TopKTopPSamplingFromProbKernel

def TopKTopPSamplingFromProbKernel[ProbsLayoutType: TensorLayout, probs_origin: ImmutOrigin, OutputLayoutType: TensorLayout, output_origin: MutOrigin, block_size: Int, vec_size: Int, dtype: DType, out_idx_type: DType, deterministic: Bool](probs: TileTensor[dtype, ProbsLayoutType, probs_origin], output: TileTensor[out_idx_type, OutputLayoutType, output_origin], indices: Optional[UnsafePointer[Scalar[out_idx_type], ImmutAnyOrigin]], top_k_arr: Optional[UnsafePointer[Scalar[out_idx_type], ImmutAnyOrigin]], top_k_val: Int, top_p_arr: Optional[UnsafePointer[Float32, ImmutAnyOrigin]], top_p_val: Float32, d: Int, rng_seed: Optional[UnsafePointer[UInt64, ImmutAnyOrigin]], rng_offset: UInt64)

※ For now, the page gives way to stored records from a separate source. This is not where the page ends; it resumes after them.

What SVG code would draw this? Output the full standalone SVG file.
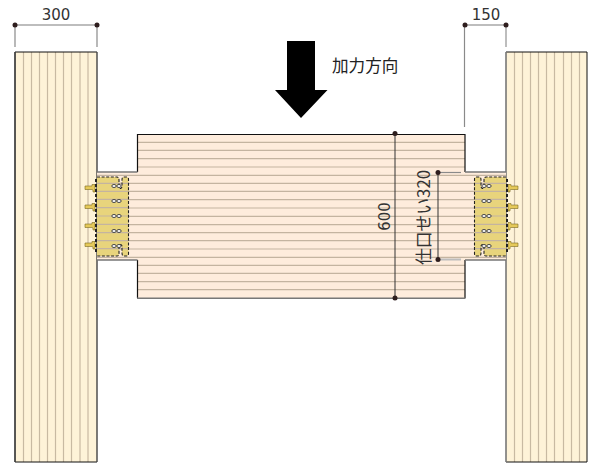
<svg xmlns="http://www.w3.org/2000/svg" width="600" height="470" viewBox="0 0 600 470">
<style>
text{font-family:"DejaVu Sans","Noto Sans CJK JP",sans-serif;fill:#333}
.jp{font-family:"Noto Sans CJK JP",sans-serif;font-weight:400}
.grain{stroke:#c8baa2;stroke-width:1.2;fill:none}
.hgrain{stroke:#c4b4a0;stroke-width:1.2;fill:none}
.dot{fill:#2e1d1d}
.dimL{stroke:#bdbdbd;stroke-width:2;fill:none}
.dimD{stroke:#8a8a8a;stroke-width:1.2;fill:none}
.dimK{stroke:#333;stroke-width:1;fill:none}
.plate{fill:#e8d47c;stroke:none}
.dash{fill:none;stroke:#222;stroke-width:1.1;stroke-dasharray:3 1.6}
.stub{fill:#e5c95a;stroke:#7a6a20;stroke-width:.6}
</style>
<defs>
<g id="hw">
<path class="plate" d="M0,0 L20,0 Q22,0 22,3 L22,10 Q23.500,13 25,10 L25,3 Q25,0 27,0 L29.500,0 Q31.500,0 31.500,2 L31.500,77 Q31.500,79 29.500,79 L27,79 Q25,79 25,76 L25,69 Q23.500,66 22,69 L22,76 Q22,79 20,79 L0,79 Z"/>
<path class="hgrain" d="M0,6.300H31M0,14.300H31M0,22.300H31M0,30.700H31M0,39H31M0,47.300H31M0,55.700H31M0,63.700H31M0,71.700H31"/>
<path class="dash" d="M0,0 L20,0 Q22,0 22,3 L22,10 Q23.500,13 25,10 L25,3 Q25,0 27,0 L29.500,0 Q31.500,0 31.500,2 L31.500,77 Q31.500,79 29.500,79 L27,79 Q25,79 25,76 L25,69 Q23.500,66 22,69 L22,76 Q22,79 20,79 L0,79"/>
<g fill="#fff" stroke="#444" stroke-width="1">
<ellipse cx="17" cy="9" rx="2.200" ry="1.500"/><ellipse cx="22" cy="9" rx="2.200" ry="1.500"/>
<ellipse cx="17" cy="24" rx="2.200" ry="1.500"/><ellipse cx="22" cy="24" rx="2.200" ry="1.500"/>
<ellipse cx="17" cy="39" rx="2.200" ry="1.500"/><ellipse cx="22" cy="39" rx="2.200" ry="1.500"/>
<ellipse cx="17" cy="54" rx="2.200" ry="1.500"/><ellipse cx="22" cy="54" rx="2.200" ry="1.500"/>
<ellipse cx="17" cy="69" rx="2.200" ry="1.500"/><ellipse cx="22" cy="69" rx="2.200" ry="1.500"/>
</g>
<g class="stub">
<path d="M-12,9 L-5,9 L-5,7.500 L-2,7.500 L-2,15 L-4,15 L-4,13 L-5,12.500 L-12,12.500 Z"/>
<path d="M-12,28 L-5,28 L-5,26.500 L-2,26.500 L-2,34 L-4,34 L-4,32 L-5,31.500 L-12,31.500 Z"/>
<path d="M-12,47 L-5,47 L-5,45.500 L-2,45.500 L-2,53 L-4,53 L-4,51 L-5,50.500 L-12,50.500 Z"/>
<path d="M-12,66 L-5,66 L-5,64.500 L-2,64.500 L-2,72 L-4,72 L-4,70 L-5,69.500 L-12,69.500 Z"/>
</g>
<path d="M-1,2V77" stroke="#222" stroke-width="2" stroke-dasharray="3 2" fill="none"/>
</g>
</defs>
<g id="column-left">
<rect x="15" y="52" width="82" height="410" fill="#fef3d8"/>
<path class="grain" d="M23.500,52V462M31.500,52V462M39.500,52V462M47.500,52V462M55.500,52V462M63.500,52V462M71.500,52V462M80,52V462M88,52V462"/>
<path d="M15,52H97M15,52V462H97" fill="none" stroke="#111" stroke-width="1"/>
<path d="M15,52V462M97,52V462" fill="none" stroke="#444" stroke-width="1.400"/>
</g>
<g id="column-right">
<rect x="506" y="52" width="81" height="410" fill="#fef3d8"/>
<path class="grain" d="M514.500,52V462M522.500,52V462M530.500,52V462M538.500,52V462M546.500,52V462M554.500,52V462M563.500,52V462M571.500,52V462M579.500,52V462"/>
<path d="M506,52H587V462H506" fill="none" stroke="#111" stroke-width="1"/>
<path d="M506,52V462" fill="none" stroke="#777" stroke-width="1.600"/>
</g>
<g id="beam">
<path d="M137.500,134.500H465V172H506V260H465V298H137.500V260H97V172H137.500Z" fill="#feecdc"/>
<path class="hgrain" d="M137.500,142.300H465M137.500,150.300H465M137.500,158.700H465M137.500,167H465M97,175.300H506M97,183.300H506M97,191.300H506M97,199.700H506M97,208H506M97,216.300H506M97,224.700H506M97,232.700H506M97,240.700H506M97,249H506M97,257.300H506M137.500,265.300H465M137.500,273.300H465M137.500,281.700H465M137.500,289.700H465"/>
<path d="M137.500,172V134.500H465V172M137.500,260V298M465,260V298" fill="none" stroke="#111" stroke-width="1.200"/>
<path d="M97,172H137.500M465,172H506M97,260H137.500M465,260H506M137,298.300H465.500" fill="none" stroke="#777" stroke-width="1.500"/>
</g>
<g id="hardware-left" transform="translate(97,177)"><use href="#hw"/></g>
<g id="hardware-right" transform="translate(506,177) scale(-1,1)"><use href="#hw"/></g>
<g id="load-arrow">
<path d="M287,41H315V90H327.500L301,118L275,90H287Z" fill="#000"/>
<text x="332" y="71.500" font-size="16.600" class="jp" style="fill:#222">加力方向</text>
</g>
<g id="connectors">
<path class="dimL" d="M15,25H97"/>
<path class="dimD" d="M15,25V47M97,25V47"/>
<path class="dimL" d="M465,25H506M506,25V47"/>
<path class="dimD" d="M464.500,25V127"/>
<path class="dimK" d="M395,133V298"/>
<path class="dimK" d="M438,173V259"/>
<path class="dimD" d="M438,172.500H461"/>
<path class="dimL" d="M438,259.500H461"/>
</g>
<g id="dots">
<circle class="dot" cx="15" cy="25" r="2.500"/><circle class="dot" cx="97" cy="25" r="2.500"/>
<circle class="dot" cx="465" cy="25" r="2.500"/><circle class="dot" cx="506" cy="25" r="2.500"/>
<circle class="dot" cx="395" cy="133.500" r="2.500"/><circle class="dot" cx="395" cy="298" r="2.500"/>
<circle class="dot" cx="438" cy="172.500" r="2.500"/><circle class="dot" cx="438" cy="259.500" r="2.500"/>
</g>
<g id="labels">
<text x="56" y="20" font-size="15" text-anchor="middle">300</text>
<text x="486" y="20" font-size="15" text-anchor="middle">150</text>
<text transform="translate(389.500,216.500) rotate(-90)" font-size="15" text-anchor="middle">600</text>
<text transform="translate(429.500,217.500) rotate(-90)" font-size="16.800" text-anchor="middle" class="jp">仕口せい320</text>
</g>
</svg>
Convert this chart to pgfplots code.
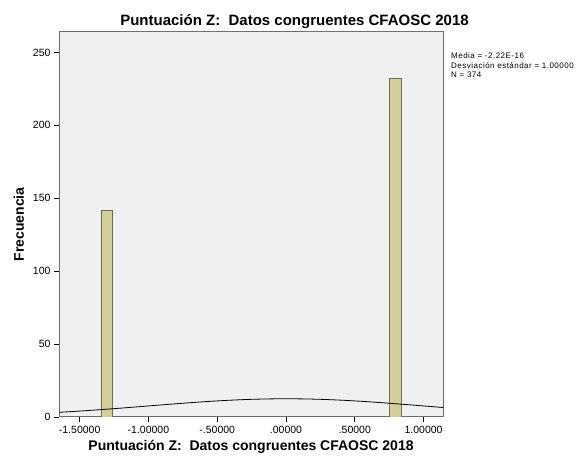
\documentclass[border=0pt]{standalone}
\usepackage{pgfplots}
\pgfplotsset{compat=1.18}
\usepackage{fontspec}
\setmainfont{Liberation Sans}
\usetikzlibrary{calc}
\definecolor{bg}{HTML}{F0F0F0}
\definecolor{barfill}{HTML}{D3CF98}
\definecolor{baredge}{HTML}{6E6E5E}
\definecolor{frame}{HTML}{707070}
\begin{document}
\begin{tikzpicture}
\begin{axis}[name=ax, scale only axis, width=384pt, height=385pt,
  xmin=-1.65, xmax=1.141, ymin=0, ymax=264,
  axis background/.style={fill=bg},
  axis line style={draw=frame, line width=1pt},
  xtick={-1.5,-1,-0.5,0,0.5,1},
  xticklabels={-1.50000,-1.00000,-.50000,.00000,.50000,1.00000},
  ytick={0,50,100,150,200,250},
  yticklabels={0,50,100,150,200,250},
  tick align=outside, major tick length=5pt,
  tick style={black, line width=0.8pt},
  xtick pos=bottom, ytick pos=left,
  ticklabel style={font=\fontsize{10.5}{11}\selectfont},
  xticklabel style={yshift=-1pt},
  clip=true]
\addplot[draw=baredge, fill=barfill, line width=0.8pt] coordinates {(-1.345,0) (-1.345,142) (-1.26,142) (-1.26,0)} \closedcycle;
\addplot[draw=baredge, fill=barfill, line width=0.8pt] coordinates {(0.752,0) (0.752,232) (0.837,232) (0.837,0)} \closedcycle;
\addplot[black, line width=0.8pt, smooth] coordinates {
(-1.65,3.21) (-1.625,3.34) (-1.5,4.06) (-1.375,4.86) (-1.25,5.72) (-1.125,6.64)
(-1.0,7.58) (-0.875,8.52) (-0.75,9.44) (-0.625,10.28) (-0.5,11.03) (-0.375,11.65)
(-0.25,12.12) (-0.125,12.40) (0,12.5) (0.125,12.40) (0.25,12.12) (0.375,11.65)
(0.5,11.03) (0.625,10.28) (0.75,9.44) (0.875,8.52) (1.0,7.58) (1.125,6.64) (1.141,6.52)};
\end{axis}
\node[anchor=base, font=\fontsize{15}{16}\selectfont\bfseries] at ($(ax.north west)+(235.5pt,6pt)$) {Puntuación Z:\ \ Datos congruentes CFAOSC 2018};
\node[anchor=base, font=\fontsize{14}{15}\selectfont\bfseries] at ($(ax.south)+(0pt,-34pt)$) {Puntuación Z:\ \ Datos congruentes CFAOSC 2018};
\node[rotate=90, anchor=base, font=\fontsize{14}{15}\selectfont\bfseries] at ($(ax.west)+(-35pt,0pt)$) {Frecuencia};
\node[anchor=north west, inner sep=0pt, align=left, font=\fontsize{8}{9.3}\selectfont\addfontfeature{LetterSpace=6}] at ($(ax.north east)+(8pt,-21pt)$) {Media = -2.22E-16\\Desviación estándar = 1.00000\\N = 374};
\pgfresetboundingbox
\path[use as bounding box] ($(ax.south west)+(-59pt,-45pt)$) rectangle ($(ax.north east)+(135pt,32pt)$);
\end{tikzpicture}
\end{document}
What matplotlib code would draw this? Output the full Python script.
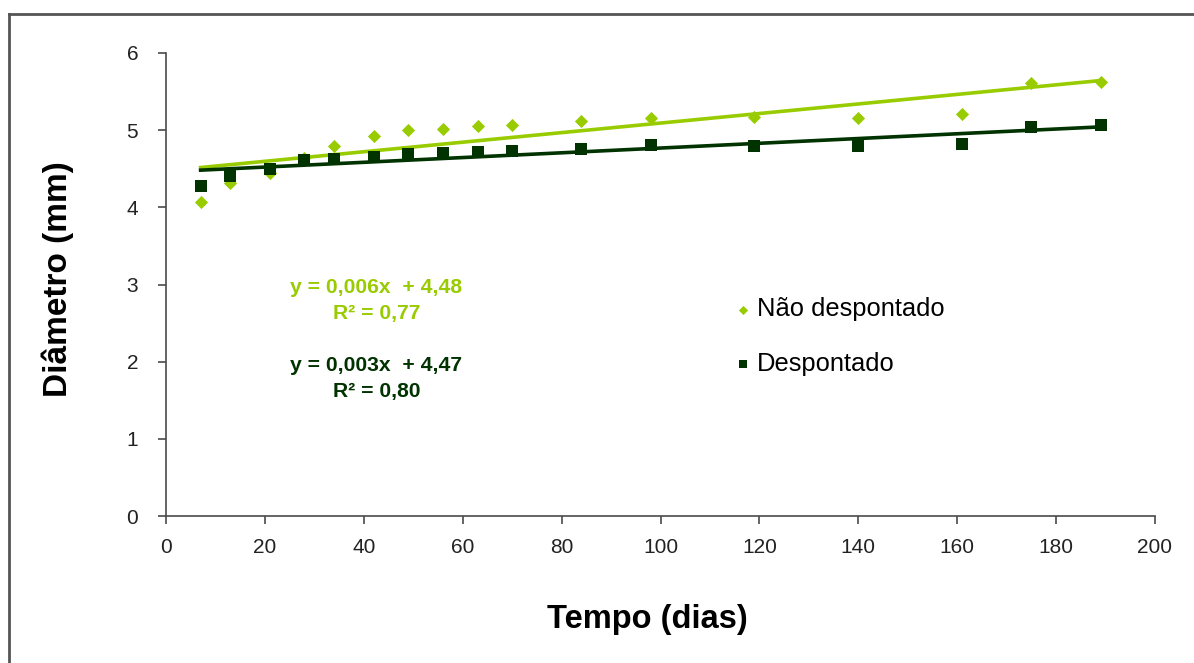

Kernel for joint top-k + top-p sampling from probability distribution.

Identical to TopKSamplingFromProbKernel but additionally enforces a nucleus (top-p) constraint: a token is accepted only when both the count of tokens above the pivot is less than k AND the cumulative probability of those tokens is less than p.

When top_p_val = 1.0 and top_p_arr is null, this degrades to top-k-only with zero overhead since sum < 1.0 is always true.

Args:

probs (TileTensor[dtype, ProbsLayoutType, probs_origin]): Input probability distribution [batch_size, d].
output (TileTensor[out_idx_type, OutputLayoutType, output_origin]): Output sampled indices [batch_size].
indices (Optional[UnsafePointer[Scalar[out_idx_type], ImmutAnyOrigin]]): Optional row indices for batch indexing [batch_size].
top_k_arr (Optional[UnsafePointer[Scalar[out_idx_type], ImmutAnyOrigin]]): Optional per-row top_k values [batch_size].
top_k_val (Int): Default top_k value if top_k_arr is null.
top_p_arr (Optional[UnsafePointer[Float32, ImmutAnyOrigin]]): Optional per-row top_p values [batch_size].
top_p_val (Float32): Default top_p value if top_p_arr is null.
d (Int): Vocabulary size.
rng_seed (Optional[UnsafePointer[UInt64, ImmutAnyOrigin]]): Pointer to seed value. If non-null, rng_seed[0] is used as the seed. If null, defaults to 0.
rng_offset (UInt64): Random offset for Random number generator.